= Destacamento Feminino =

The Destacamento Feminino (the Women's Detachment or Female Detachment) was a group of female guerrillas from the Front for the Liberation of Mozambique (FRELIMO), involved in the struggle for independence in Mozambique, founded on March 4, 1967. The emergence of this group was important for the armed struggle and for redefining relations between men and women in Mozambique, and was a precursor to the creation of the Organization of Mozambican Women.

== History ==
The Destacamento Feminino was officially founded on March 4, 1967; although it began informally in October 1966, when FRELIMO's Central Committee began admitting women to its army. It was made up of women from the battlefronts in northern Mozambique, with the mission of institutionalizing and formalizing military training and participation in combat. This admission came after a group of peasant women asking FRELIMO, in 1965, to train them militarily so that they could defend the populations they were responsible for.

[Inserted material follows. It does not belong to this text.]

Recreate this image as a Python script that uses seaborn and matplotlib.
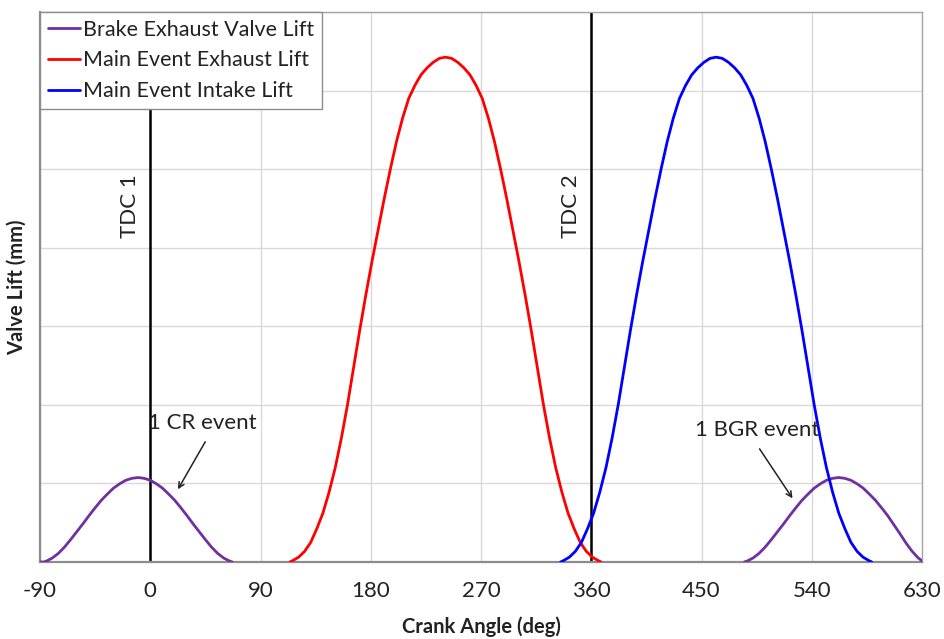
import matplotlib
matplotlib.use("Agg")
import matplotlib.pyplot as plt
import seaborn as sns
import pandas as pd

# Brake exhaust valve lift: compression-release (CR) event around TDC 1
brake_cr_angle = [-90, -87, -85, -80, -75, -70, -65, -60, -55, -50, -45, -40, -35, -30, -25, -20, -15,
                  -10, -5, 0, 5, 10, 15, 20, 25, 30, 35, 40, 45, 50, 55, 60, 65, 67]
brake_cr_lift = [0.0, 0.0, 0.02, 0.1, 0.22, 0.38, 0.57, 0.77, 0.97, 1.18, 1.38, 1.57, 1.73, 1.88, 1.99, 2.08, 2.13,
                 2.15, 2.13, 2.08, 1.99, 1.88, 1.73, 1.57, 1.38, 1.18, 0.97, 0.77, 0.57, 0.38, 0.22, 0.1, 0.02, 0.0]

# Brake exhaust valve lift: brake gas recirculation (BGR) event
brake_bgr_angle = [485, 487, 492, 497, 502, 507, 512, 517, 522, 527, 532, 537, 542, 547, 552, 557,
                   562, 567, 572, 577, 582, 587, 592, 597, 602, 607, 612, 617, 622, 627, 630]
brake_bgr_lift = [0.0, 0.02, 0.1, 0.22, 0.38, 0.57, 0.77, 0.97, 1.18, 1.38, 1.57, 1.73, 1.88, 1.99, 2.08, 2.13,
                  2.15, 2.13, 2.08, 1.99, 1.88, 1.73, 1.57, 1.38, 1.18, 0.95, 0.72, 0.48, 0.27, 0.1, 0.03]

# Main event exhaust valve lift
exhaust_angle = [114, 116, 121, 126, 131, 136, 141, 146, 151, 156, 161, 166, 171, 176, 181, 186, 191, 196,
                 201, 206, 211, 216, 221, 226, 231, 236, 241, 246, 251, 256, 261, 266, 271, 276, 281, 286,
                 291, 296, 301, 306, 311, 316, 321, 326, 331, 336, 341, 346, 351, 356, 361, 366, 368]
exhaust_lift = [0.0, 0.03, 0.12, 0.27, 0.5, 0.85, 1.25, 1.78, 2.4, 3.15, 4.0, 4.95, 5.9, 6.8, 7.65, 8.45, 9.25, 10.0,
                10.7, 11.3, 11.8, 12.13, 12.4, 12.58, 12.72, 12.82, 12.85, 12.82, 12.72, 12.58, 12.4, 12.13, 11.8,
                11.3, 10.7, 10.0, 9.25, 8.45, 7.65, 6.8, 5.9, 4.95, 4.0, 3.15, 2.4, 1.78, 1.25, 0.85, 0.5, 0.27,
                0.12, 0.03, 0.0]

# Main event intake valve lift
intake_angle = [335, 337, 342, 347, 352, 357, 362, 367, 372, 377, 382, 387, 392, 397, 402, 407, 412, 417,
                422, 427, 432, 437, 442, 447, 452, 457, 462, 467, 472, 477, 482, 487, 492, 497, 502, 507,
                512, 517, 522, 527, 532, 537, 542, 547, 552, 557, 562, 567, 572, 577, 582, 587, 589]
intake_lift = [0.0, 0.03, 0.12, 0.27, 0.5, 0.85, 1.25, 1.78, 2.4, 3.15, 4.0, 4.95, 5.9, 6.8, 7.65, 8.45, 9.25, 10.0,
               10.7, 11.3, 11.8, 12.13, 12.4, 12.58, 12.72, 12.82, 12.85, 12.82, 12.72, 12.58, 12.4, 12.13, 11.8,
               11.3, 10.7, 10.0, 9.25, 8.45, 7.65, 6.8, 5.9, 4.95, 4.0, 3.15, 2.4, 1.78, 1.25, 0.85, 0.5, 0.27,
               0.12, 0.03, 0.0]

series_names = ["Brake Exhaust Valve Lift", "Main Event Exhaust Lift", "Main Event Intake Lift"]
series_colors = ["#7030A0", "#FF0000", "#0000FF"]
x_ticks = [-90, 0, 90, 180, 270, 360, 450, 540, 630]
tdc_angles = [0, 360]
tdc_labels = ["TDC 1", "TDC 2"]

frames = [
    pd.DataFrame({"angle": brake_cr_angle, "lift": brake_cr_lift, "series": series_names[0], "segment": "cr"}),
    pd.DataFrame({"angle": brake_bgr_angle, "lift": brake_bgr_lift, "series": series_names[0], "segment": "bgr"}),
    pd.DataFrame({"angle": exhaust_angle, "lift": exhaust_lift, "series": series_names[1], "segment": "exh"}),
    pd.DataFrame({"angle": intake_angle, "lift": intake_lift, "series": series_names[2], "segment": "int"}),
]
df = pd.concat(frames, ignore_index=True)

sns.set_style("white")
plt.rcParams["font.family"] = ["Lato", "DejaVu Sans"]

fig = plt.figure(figsize=(9.44, 6.39), dpi=100)
ax = fig.add_axes([40 / 944, 1 - 562 / 639, (922 - 40) / 944, (562 - 12) / 639])

sns.lineplot(data=df, x="angle", y="lift", hue="series", units="segment", estimator=None,
             sort=False, hue_order=series_names, palette=dict(zip(series_names, series_colors)),
             linewidth=2.0, ax=ax, zorder=3)

# TDC markers
for a, lab in zip(tdc_angles, tdc_labels):
    ax.axvline(a, color="black", lw=1.8, zorder=2)
    ax.text(a - 16.5, 9.05, lab, rotation=90, ha="center", va="center",
            fontsize=16, color="#222222")

ax.set_xlim(-90, 630)
ax.set_ylim(0, 14)
ax.set_xticks(x_ticks)
ax.set_xticklabels([str(t) for t in x_ticks])
ax.set_yticks(range(0, 15, 2))
ax.set_yticklabels([])
ax.grid(True, color="#d9d9d9", lw=1.0, zorder=0)
ax.set_axisbelow(True)
ax.tick_params(axis="x", direction="out", length=5, width=1, color="#a6a6a6",
               labelsize=16, pad=9, labelcolor="#222222")
ax.tick_params(axis="y", length=0)
for s in ax.spines.values():
    s.set_color("#a6a6a6")
    s.set_linewidth(1.0)
for side in ("left", "bottom"):
    ax.spines[side].set_color("#8c8c8c")
    ax.spines[side].set_linewidth(1.6)

ax.set_xlabel("Crank Angle (deg)", fontsize=14.5, fontweight="bold", color="#222222", labelpad=11)
ax.set_ylabel("Valve Lift (mm)", fontsize=14.5, fontweight="bold", color="#222222", labelpad=6)

# Event callouts
ax.text(-1.6, 3.54, "1 CR event", fontsize=16, color="#222222", ha="left", va="center")
ax.annotate("", xy=(22.6, 1.85), xytext=(44.9, 3.06),
            arrowprops=dict(arrowstyle="->", color="#222222", lw=1.1, shrinkA=0, shrinkB=0))
ax.text(444.9, 3.36, "1 BGR event", fontsize=16, color="#222222", ha="left", va="center")
ax.annotate("", xy=(524.3, 1.62), xytext=(497.4, 2.88),
            arrowprops=dict(arrowstyle="->", color="#222222", lw=1.1, shrinkA=0, shrinkB=0))

leg = ax.legend(loc="upper left", bbox_to_anchor=(0, 1), borderaxespad=0, fontsize=15.5,
                handlelength=1.5, handletextpad=0.15, labelspacing=0.5, borderpad=0.35,
                frameon=True, fancybox=False, title=None, labelcolor="#222222")
leg.get_frame().set_edgecolor("#8c8c8c")
leg.get_frame().set_linewidth(1.0)
leg.get_frame().set_alpha(1)
leg.set_zorder(5)

fig.savefig("out.png", dpi=100)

The group present at the foundation was made up of 25 young women, of peasant origin, from the provinces of Cabo Delgado and Niassa. In 1967, the group took part in military training at the Military Political Preparation Center in Nachingwea, Tanzania. This group of young founders included Paulina Mateus N'Kunda, Filomena Likune, Filomena Nashake, Marina Pachinauapa and Mónica Chitupila.

According to N'Kunda, the participation of women in the liberation struggle, which existed before 1966, was kept secret by the Front for the Liberation of Mozambique (FRELIMO), so they had to present male names and continued to do so in the early days of the Destacamento Feminino. Despite the decision of the Central Committee of FRELIMO, in 1966, to allow women to participate in political-military training, their presence in the fight against colonialism was not unanimous among the members of the Board, with some claiming that it clashed with the tradition of a woman's place being in the kitchen. The existence of this group of female guerrillas led FRELIMO to reflect on the role of women in the struggle and the progress needed to fully integrate them as combatants.

The founding squad was made up of: Filomena Nashake, as Chief; Marina Pachinauapa, as Political Commissar and Head of the 2nd Section; and Paulina Mateus N'Kunda as Secretary and Head of the 1st Section. The pioneers of Destacamento Feminino were between 15 and 20 years old.

According to Jacqueline Maia dos Santos, the emergence of Destacamento Feminino was important for the armed struggle, as well as for redefining relations between men and women in Mozambique, and was a precursor to the creation of the Mozambican Women's Organization. This organization, unlike Destacamento Feminino, was aimed at women who were not guerrillas, with the main mission of making women aware of the domination imposed by Portuguese colonialism.